The dot product

Dot product is the calculation used to determine a neuron’s output. Those who have learnt matrices/vectors may be familiar with it.

Matrices!

Matrices are defined as a list of numbers. More accurately, it’s a ‘table’ of numbers with rows and columns:

$\left[\begin{array}{cc}a& b\\ c& d\end{array}\right]$

The above matrix has a size of 2x2 - 2 rows and 2 columns. It can be rewritten in Python like so:

matrix = [["a", "b"], 
["c", "d"]]

Each list inside of the list is a row and each column is an index of a list within.

Although you can add and subtract matrices, there is no ordinary multiplication or division of matrices. This is when we use dot product.

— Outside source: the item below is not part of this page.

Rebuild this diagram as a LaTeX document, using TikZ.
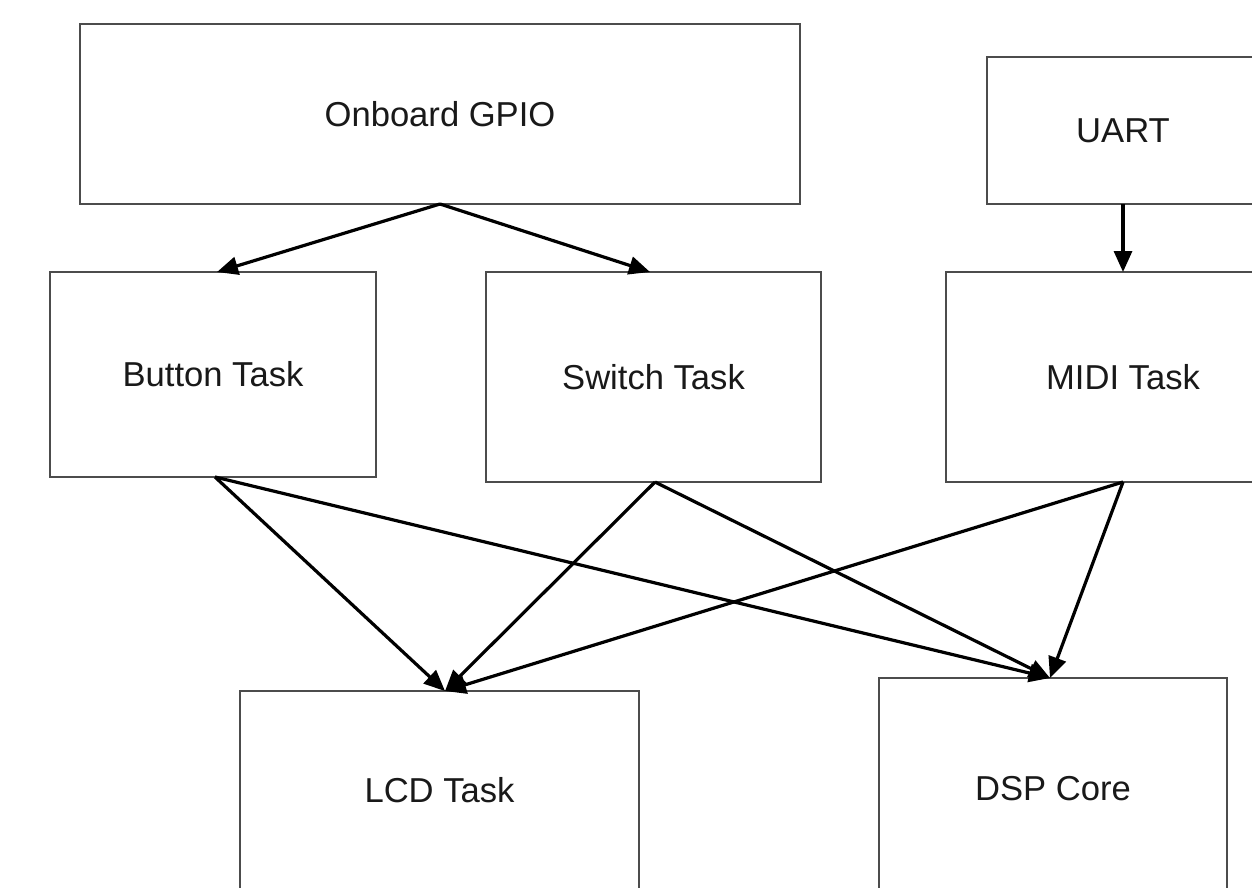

$\left[\begin{array}{cc}a& b\\ c& d\end{array}\right]\times \left[\begin{array}{cc}e& f\\ g& h\end{array}\right]$

Important

Multiplying matrices is only possible if the number of columns in the first matrix is equal to the number of rows in the second matrix. This is important and will come up later.

For example, the matrices below cannot be multiplied because the column size of the first matrix is not equal to the row size of the second.

$\left[\begin{array}{cc}a& b\end{array}\right]\times \left[\begin{array}{cc}c& d\\ e& f\\ h& i\end{array}\right]$

$1\times 2,3\times 2$

$2\ne 3$

If it does multiply, the resulting matrix’s size will have the column size of the first matrix and row size of the second matrix.

It is also important to realize that the order of which you multiply in is important. Matrix A multiplied by B may not be the same as matrix B multiplied by A. This will also come in later.

$\left[\begin{array}{cc}(a\times e)+(b\times g)& (a\times f)+(b\times h)\\ (c\times e)+(d\times g)& (c\times f)+(d\times h)\end{array}\right]$

Essentially, the output is given by the value of the inputs multiplied by their input’s weight. For example, the following is a random ‘neuron’ with 3 inputs (and subsequently 3 weights) and a bias.

The output is equal to the first input value (input_values[0]) multiplied by its respective weight (weights[0]). Repeat that with all input values.

input_values = [0.2, 0.5, 1.2]
weights = [1.0, 0.5, 1.3]
bias = 1.0
 
# The brackets used below are unnecssary and just used for clarity.
output = (input_values[0] * weights[0]) + (input_values[1] * weights[1]) + (input_values[2] * weights[2]) + bias

The sum of those weighted values plus the bias will be the output of the neuron.

In code

In my project here, I used Numpy(2.2.3), a package used to simplify this formula. Numpy has a method numpy.dot() that does the dot product for you. The functionality is the same however! The math applied above is what that .dot() method does.

import numpy as np
 
inputs = [0.2, 0.5, 1.2]
weights = [1.0, 0.5, 1.3]
bias = 1.0
 
output = np.dot(inputs, weights) + bias

However, as of right now, I am only dealing with 1D arrays - 1D inputs and 1D weights. This becomes slightly more complicated when dealing with 2D arrays and weights, like so:

import numpy as np
 
inputs = [[0.2, 0.5, 1.2],
			[1.2, 1.1, 0.6]]
 
weights = [[1.0, 0.5, 1.3],
			[2.0, 3.2, -0.8]]
 
bias = [1.0, 1.2]
 
output = np.dot(inputs, weights) + bias

Running the code above however will result in an ValueError. This is because of the inconsistent size of the matrices, as I’ve mentioned in the callout above.

$\left[\begin{array}{ccc}0.2& 0.5& 1.2\\ 1.2& 1.1& 0.6\end{array}\right]\times \left[\begin{array}{ccc}1.0& 0.5& 1.3\\ 2.0& 3.2& -0.8\end{array}\right]$

$2\times 3,2\times 3$

$3\ne 2$

Therefore, you are unable to multiply these matrices and is the reason of the ValueError. To fix this, all you need to do is transpose the weights (flip columns and rows). This can be easily done by using numpy’s transpose method np.array().T:

import numpy as np
 
inputs = [[0.2, 0.5, 1.2],
			[1.2, 1.1, 0.6]]
 
weights = [[1.0, 0.5, 1.3],
			[2.0, 3.2, -0.8]]
 
bias = [1.0, 1.2]
 
output = np.dot(inputs, np.array(weights).T) + bias

This should fix the error and give you a matrix of outputs, ready for the next layer of processing!